Se a origem do incidente for um órgão público, ao reunir evidências, o cidadão pode enviar a denúncia ao próprio órgão.
A vítima também deve abrir um boletim de ocorrência em uma delegacia que lide com crimes cibernéticos. Em algumas é possível realizar esse processo online, como no caso da Polícia Civil de São Paulo.
De acordo com o coordenador-geral de fiscalização da ANPD, Fabrício Lopes, uma vez que a questão de segurança chega até o órgão, a maior preocupação é saber se a instituição (pública ou privada) que detém as informações tomou medidas efetivas para proteger aqueles dados.
“Quanto maior o risco associado ao tratamento conferido pela empresa aos dados do cidadão, mais rigorosa deve ser a proteção”, afirma. É o caso dos números de RG e CPF, que, uma vez expostos, elevam o risco de fraudes.
Cabe à ANPD avaliar se essas instituições foram transparentes. “Se alguém que possui seus dados pessoais sofre um incidente com esses dados e não te conta, você não tem sequer como se proteger, reagir ou se preparar para isso”, diz Lopes. “Um dos pontos-chave é justamente verificar se a empresa ou órgão público comunicou a ocorrência do incidente.”
Para o diretor de relações governamentais da Latam e líder global de políticas ESG da IBM, Fábio Rua, o mau uso dos dados pessoais impacta diretamente na credibilidade da empresa.
“Quando um ataque é consumado, tem que haver uma estrutura dentro da empresa pronta para reagir e comunicar a todos os envolvidos o que aconteceu.” O problema é que nem todas as empresas fazem isso. Do outro lado, os usuários também parecem não ter a real dimensão dessa questão.

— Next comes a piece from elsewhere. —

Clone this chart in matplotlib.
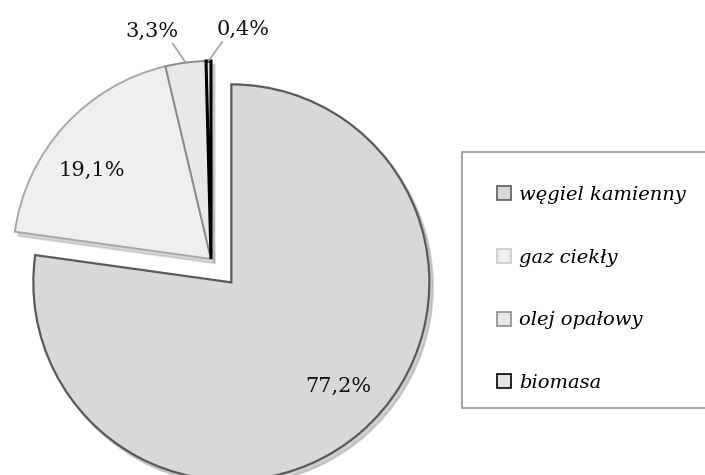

É essencial que haja uma higiene cibernética, conforme explica o professor e diretor-executivo do Instituto de Tecnologia e Sociedade do Rio (ITS), Fabro Steibel.
“Não use senhas que sejam muito lógicas, de preferência use frases”, destaca. “Precisamos primeiro de educação, porque enquanto não houver profissionais suficientes de TI, não vamos conseguir fazer a infraestrutura ser segura, falta gente para realizar isso”.
Além disso, o professor afirma que também é preciso fortalecer sempre a LGPD. “E precisamos que as pessoas se importem tanto com dados pessoais como se importam com consumo.”